Count every line of these entries that holds the word "this", and reply with the number only.

════════════════

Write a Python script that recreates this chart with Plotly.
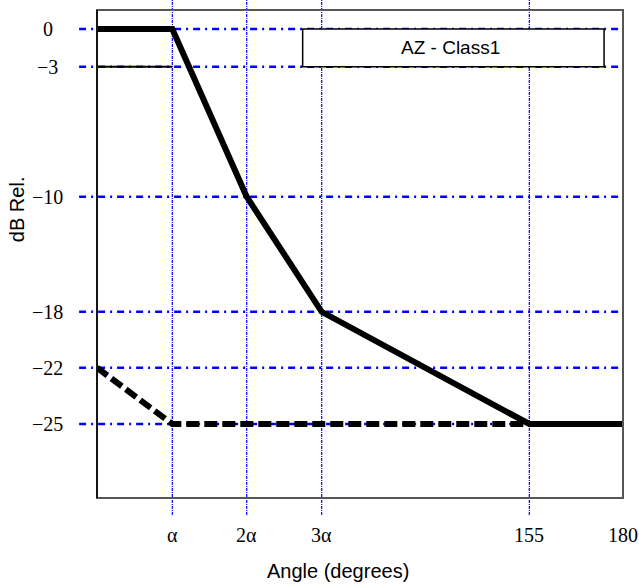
import numpy as np
import plotly.graph_objects as go

# ---------------- data ----------------
ALPHA = 25.7  # angle represented by the symbol α (schematic)

# Main mask (thick solid)
main_angle = [0, ALPHA, 2 * ALPHA, 3 * ALPHA, 155, 180]
main_db = [0, 0, -10, -18, -25, -25]

# -3 dB reference segment (thin)
ref_angle = [0, ALPHA]
ref_db = [-3, -3]

# Lower mask (thick dashed)
low_angle = [0, ALPHA, 180]
low_db = [-22, -25, -25]

# tick labels
x_tick_angle = [ALPHA, 2 * ALPHA, 3 * ALPHA, 155, 180]
x_tick_text = ["α", "2α", "3α", "155", "180"]
y_tick_db = [0, -3, -10, -18, -22, -25]
y_tick_text = ["0", "−3", "−10", "−18", "−22", "−25"]

legend_text = "AZ - Class1"

# ---------------- axis warps (the reference uses non-uniform tick spacing) ----------------
X_WARP_ANGLE = [0, ALPHA, 2 * ALPHA, 3 * ALPHA, 155, 180]
X_WARP_POS = [0, 25.77, 51.23, 76.89, 147.94, 180]
Y_WARP_DB = [-25, -22, -18, -10, -3, 0]
Y_WARP_POS = [-25, -21.437, -17.899, -10.614, -2.386, 0]


def wx(a):
    return list(np.interp(a, X_WARP_ANGLE, X_WARP_POS))


def wy(d):
    return list(np.interp(d, Y_WARP_DB, Y_WARP_POS))


fig = go.Figure()

fig.add_trace(go.Scatter(x=wx(low_angle), y=wy(low_db), mode="lines",
                         line=dict(color="black", width=6, dash="13px,5px"),
                         hoverinfo="skip", showlegend=False))
fig.add_trace(go.Scatter(x=wx(ref_angle), y=wy(ref_db), mode="lines",
                         line=dict(color="black", width=2),
                         hoverinfo="skip", showlegend=False))
fig.add_trace(go.Scatter(x=wx(main_angle), y=wy(main_db), mode="lines",
                         line=dict(color="black", width=6),
                         hoverinfo="skip", showlegend=False))

shapes = []
# horizontal dash-dot gridlines (extend left of the axis)
for yp in wy(y_tick_db):
    shapes.append(dict(type="line", xref="paper", yref="y", x0=-0.034, x1=1.0,
                       y0=yp, y1=yp, layer="below",
                       line=dict(color="#0000ff", width=2.5, dash="7px,5px,2px,5px")))
# vertical dotted gridlines (extend above and below the plot)
for xp in wx(x_tick_angle[:-1]):
    shapes.append(dict(type="line", xref="x", yref="paper", x0=xp, x1=xp,
                       y0=-0.035, y1=1.021, layer="below",
                       line=dict(color="#0000ff", width=1.2, dash="3px,1px,1px,1px")))
# legend box
shapes.append(dict(type="rect", xref="paper", yref="y", x0=0.391, x1=0.964,
                   y0=wy([0])[0], y1=wy([-3])[0], layer="above",
                   fillcolor="white", line=dict(color="black", width=1.5)))
# frame
shapes.append(dict(type="rect", xref="paper", yref="paper", x0=0, x1=1, y0=0, y1=1,
                   layer="above", line=dict(color="#555555", width=2)))
shapes.append(dict(type="line", xref="paper", yref="paper", x0=0, x1=0, y0=0, y1=1,
                   layer="above", line=dict(color="black", width=1.5)))

annotations = []
for a, t in zip(wx(x_tick_angle), x_tick_text):
    annotations.append(dict(x=a, y=-0.0768, xref="x", yref="paper", text=t,
                            showarrow=False, xanchor="center", yanchor="middle",
                            font=dict(family="Liberation Serif", size=20, color="black")))
for d, t in zip(wy(y_tick_db), y_tick_text):
    annotations.append(dict(x=-0.0941, y=d, xref="paper", yref="y", text=t,
                            showarrow=False, xanchor="center", yanchor="middle",
                            font=dict(family="Liberation Serif", size=20, color="black")))
annotations.append(dict(x=0.458, y=-0.1496, xref="paper", yref="paper",
                        text="Angle (degrees)", showarrow=False,
                        xanchor="center", yanchor="middle",
                        font=dict(family="Liberation Sans", size=20, color="black")))
annotations.append(dict(x=-0.152, y=0.592, xref="paper", yref="paper",
                        text="dB Rel.", showarrow=False, textangle=-90,
                        xanchor="center", yanchor="middle",
                        font=dict(family="Liberation Sans", size=20, color="black")))
annotations.append(dict(x=0.673, y=(wy([0])[0] + wy([-3])[0]) / 2, xref="paper", yref="y",
                        text=legend_text, showarrow=False,
                        xanchor="center", yanchor="middle",
                        font=dict(family="Liberation Sans", size=19, color="black")))

fig.update_layout(
    width=639, height=586,
    margin=dict(l=97, r=16, t=10, b=88),
    paper_bgcolor="white", plot_bgcolor="white",
    xaxis=dict(range=[0, 180], showgrid=False, zeroline=False, showticklabels=False,
               ticks="", showline=False, fixedrange=True),
    yaxis=dict(range=[-29.684, 1.2025], showgrid=False, zeroline=False,
               showticklabels=False, ticks="", showline=False, fixedrange=True),
    shapes=shapes, annotations=annotations, showlegend=False,
)

fig.write_html("out.html")
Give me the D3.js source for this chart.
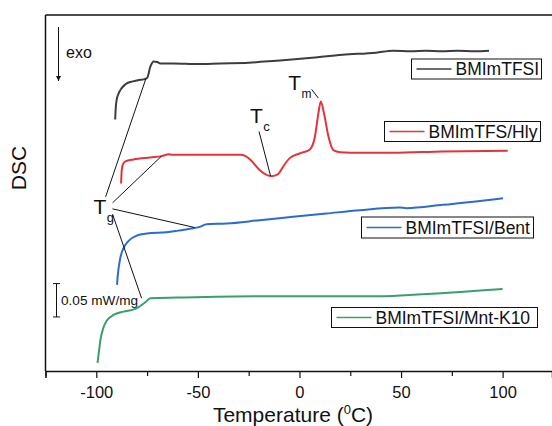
<!DOCTYPE html>
<html>
<head>
<meta charset="utf-8">
<script src="https://cdn.jsdelivr.net/npm/d3@7"></script>
<style>
  html, body { margin: 0; padding: 0; background: #fff; }
  svg { display: block; font-family: "Liberation Sans", Arial, sans-serif; }
</style>
</head>
<body>
<svg id="chart" width="552" height="426"></svg>
<script>
// DSC heating traces, heat flow offset per sample (mW/mg, stacked)
const seriesNames = ["BMImTFSI", "BMImTFS/Hly", "BMImTFSI/Bent", "BMImTFSI/Mnt-K10"];
const seriesColors = ["#3d3d3d", "#e4343a", "#2b6dcf", "#38a06a"];

const tempBMImTFSI = [-90.7, -90.4, -90.0, -89.0, -87.5, -85.0, -82.0, -79.0, -76.7, -75.0, -73.4, -71.8, -70.0, -68.5, -62.0, -50.0, -39.0, -25.0, -11.5, 4.8, 21.3, 37.7, 46.0, 55.0, 62.3, 70.0, 78.0, 86.0, 93.3];
const dscBMImTFSI  = [0.377, 0.395, 0.406, 0.416, 0.424, 0.431, 0.434, 0.436, 0.437, 0.439, 0.456, 0.464, 0.463, 0.461, 0.461, 0.460, 0.461, 0.462, 0.465, 0.469, 0.474, 0.477, 0.480, 0.479, 0.480, 0.479, 0.480, 0.479, 0.480];

const tempHly = [-87.8, -87.5, -87.0, -85.7, -81.7, -73.4, -67.7, -64.4, -62.8, -57.1, -45.0, -29.2, -26.5, -24.3, -19.5, -16.2, -13.7, -10.5, -8.1, -4.8, 0.1, 5.1, 7.6, 9.3, 10.5, 12.1, 14.3, 16.7, 20.0, 29.9, 45.9, 70.5, 102.5];
const dscHly  = [0.281, 0.300, 0.309, 0.314, 0.317, 0.320, 0.322, 0.325, 0.324, 0.324, 0.324, 0.324, 0.322, 0.317, 0.301, 0.294, 0.292, 0.295, 0.306, 0.319, 0.326, 0.332, 0.351, 0.386, 0.404, 0.386, 0.351, 0.331, 0.328, 0.327, 0.327, 0.329, 0.330];

const tempBent = [-89.8, -89.5, -88.2, -86.6, -84.1, -80.0, -75.1, -65.4, -60.5, -52.3, -49.0, -45.7, -35.9, -19.5, -3.1, 13.3, 29.7, 49.3, 52.6, 70.6, 100.2];
const dscBent  = [0.129, 0.141, 0.169, 0.184, 0.195, 0.203, 0.206, 0.208, 0.210, 0.214, 0.216, 0.220, 0.221, 0.226, 0.231, 0.236, 0.241, 0.245, 0.244, 0.249, 0.259];

const tempMnt = [-99.4, -98.9, -98.0, -96.6, -94.7, -91.5, -86.6, -80.8, -78.6, -75.9, -73.4, -60.3, -19.3, 37.7, 54.1, 100.0];
const dscMnt  = [0.012, 0.024, 0.046, 0.064, 0.076, 0.084, 0.089, 0.093, 0.097, 0.103, 0.109, 0.110, 0.112, 0.112, 0.114, 0.123];

const majorTicks = [-100, -50, 0, 50, 100];
const minorTicks = [-125, -75, -25, 25, 75];

// Transition labels: label anchor (temperature, heat flow) and pointer targets on the traces
const tgLabel = [-101.4, 0.236];
const tgPointers = [
  { from: [-95.4, 0.261], to: [-75.6, 0.438] },
  { from: [-92.0, 0.252], to: [-67.9, 0.322] },
  { from: [-92.0, 0.243], to: [-51.5, 0.215] },
  { from: [-92.0, 0.235], to: [-77.7, 0.109] }
];
const tcLabel = [-24.4, 0.371];
const tcPointer = { from: [-19.9, 0.359], to: [-14.2, 0.292] };
const tmLabel = [-5.5, 0.421];
const tmPointer = { from: [6.0, 0.422], to: [9.3, 0.409] };
const scaleBarValue = 0.05;

const svg = d3.select("#chart");
const x = d3.scaleLinear().domain([-125, 124.3]).range([45.5, 552]);
const y = d3.scaleLinear().domain([0, 0.5335]).range([371, 15]);

// frame: left and top edges
svg.append("line").attr("x1", x(-125)).attr("x2", x(-125)).attr("y1", y(0)).attr("y2", y(0.5335))
  .attr("stroke", "#111").attr("stroke-width", 1.5);
svg.append("line").attr("x1", x(-125)).attr("x2", 552).attr("y1", y(0.5335)).attr("y2", y(0.5335))
  .attr("stroke", "#111").attr("stroke-width", 1.5);

// bottom axis with major labelled ticks
const axisG = svg.append("g").attr("transform", `translate(0,${y(0)})`)
  .call(d3.axisBottom(x).tickValues(majorTicks).tickSize(7).tickPadding(8).tickFormat(d => String(d)));
axisG.select(".domain").attr("stroke", "#111").attr("stroke-width", 1.5);
axisG.selectAll(".tick line").attr("stroke", "#111").attr("stroke-width", 1.2);
axisG.selectAll(".tick text").attr("font-size", 16.5).attr("fill", "#111")
  .attr("font-family", "Liberation Sans, Arial, sans-serif");
// minor ticks
const minorG = svg.append("g").attr("transform", `translate(0,${y(0)})`)
  .call(d3.axisBottom(x).tickValues(minorTicks).tickSize(5).tickFormat(""));
minorG.select(".domain").remove();
minorG.selectAll(".tick line").attr("stroke", "#111").attr("stroke-width", 1.2);

// axis titles
const xt = svg.append("text").attr("x", 293).attr("y", 422).attr("text-anchor", "middle")
  .attr("font-size", 21).attr("fill", "#111");
xt.append("tspan").text("Temperature (");
xt.append("tspan").attr("font-size", 13).attr("dy", -8).text("0");
xt.append("tspan").attr("dy", 8).text("C)");
svg.append("text").attr("transform", "translate(26,168) rotate(-90)").attr("text-anchor", "middle")
  .attr("font-size", 21).attr("fill", "#111").text("DSC");

// exo arrow
svg.append("defs").append("marker").attr("id", "arrowhead").attr("viewBox", "0 0 10 10")
  .attr("refX", 10).attr("refY", 5).attr("markerWidth", 5).attr("markerHeight", 6)
  .attr("markerUnits", "userSpaceOnUse").attr("orient", "auto")
  .append("path").attr("d", "M0,0 L10,5 L0,10 Z").attr("fill", "#111");
svg.append("line").attr("x1", 58.5).attr("x2", 58.5).attr("y1", 27).attr("y2", 81)
  .attr("stroke", "#111").attr("stroke-width", 1).attr("marker-end", "url(#arrowhead)");
svg.append("text").attr("x", 66).attr("y", 57.5).attr("font-size", 16).attr("fill", "#111").text("exo");

// traces
const traces = [
  [tempBMImTFSI, dscBMImTFSI],
  [tempHly, dscHly],
  [tempBent, dscBent],
  [tempMnt, dscMnt]
];
const line = d3.line().x(d => x(d[0])).y(d => y(d[1])).curve(d3.curveMonotoneX);
traces.forEach(([t, v], i) => {
  svg.append("path").datum(t.map((tt, k) => [tt, v[k]]))
    .attr("fill", "none").attr("stroke", seriesColors[i]).attr("stroke-width", 2)
    .attr("stroke-linejoin", "round").attr("d", line);
});

// annotation pointers
function pointer(p) {
  svg.append("line").attr("x1", x(p.from[0])).attr("y1", y(p.from[1]))
    .attr("x2", x(p.to[0])).attr("y2", y(p.to[1]))
    .attr("stroke", "#111").attr("stroke-width", 1);
}
tgPointers.forEach(pointer);
pointer(tcPointer);
pointer(tmPointer);

function subLabel(pos, main, sub, size, subSize, dy) {
  const t = svg.append("text").attr("x", x(pos[0])).attr("y", y(pos[1]))
    .attr("font-size", size).attr("fill", "#111");
  t.append("tspan").text(main);
  t.append("tspan").attr("font-size", subSize).attr("dy", dy).attr("dx", 0.5).text(sub);
}
subLabel(tgLabel, "T", "g", 21, 13, 8);
subLabel(tcLabel, "T", "c", 21, 13, 8);
subLabel(tmLabel, "T", "m", 21, 12, 8);

// scale bar
const sbTop = y(0.131), sbBot = y(0.131 - scaleBarValue);
svg.append("line").attr("x1", 56.5).attr("x2", 56.5).attr("y1", sbTop).attr("y2", sbBot)
  .attr("stroke", "#111").attr("stroke-width", 1);
[sbTop, sbBot].forEach(yy => svg.append("line").attr("x1", 53).attr("x2", 60)
  .attr("y1", yy).attr("y2", yy).attr("stroke", "#111").attr("stroke-width", 1));
svg.append("text").attr("x", 61).attr("y", 304.5).attr("font-size", 13.6).attr("fill", "#111")
  .text(`${scaleBarValue} mW/mg`);

// legend boxes, one per trace
const legendBoxes = [
  { x: 411.5, y: 59, w: 130, h: 20 },
  { x: 384.5, y: 121.5, w: 156, h: 20 },
  { x: 361.5, y: 217, w: 172, h: 21 },
  { x: 331.5, y: 307.5, w: 206, h: 20 }
];
legendBoxes.forEach((b, i) => {
  const g = svg.append("g").attr("transform", `translate(${b.x},${b.y})`);
  g.append("rect").attr("width", b.w).attr("height", b.h).attr("fill", "#fff")
    .attr("stroke", "#111").attr("stroke-width", 1);
  g.append("line").attr("x1", 5).attr("x2", 40).attr("y1", b.h / 2).attr("y2", b.h / 2)
    .attr("stroke", seriesColors[i]).attr("stroke-width", 1.5);
  g.append("text").attr("x", 44).attr("y", b.h / 2 + 6).attr("font-size", 17.5).attr("fill", "#111")
    .text(seriesNames[i]);
});
</script>
</body>
</html>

════════════════

§ ANSWER TO THE EXERCISE
2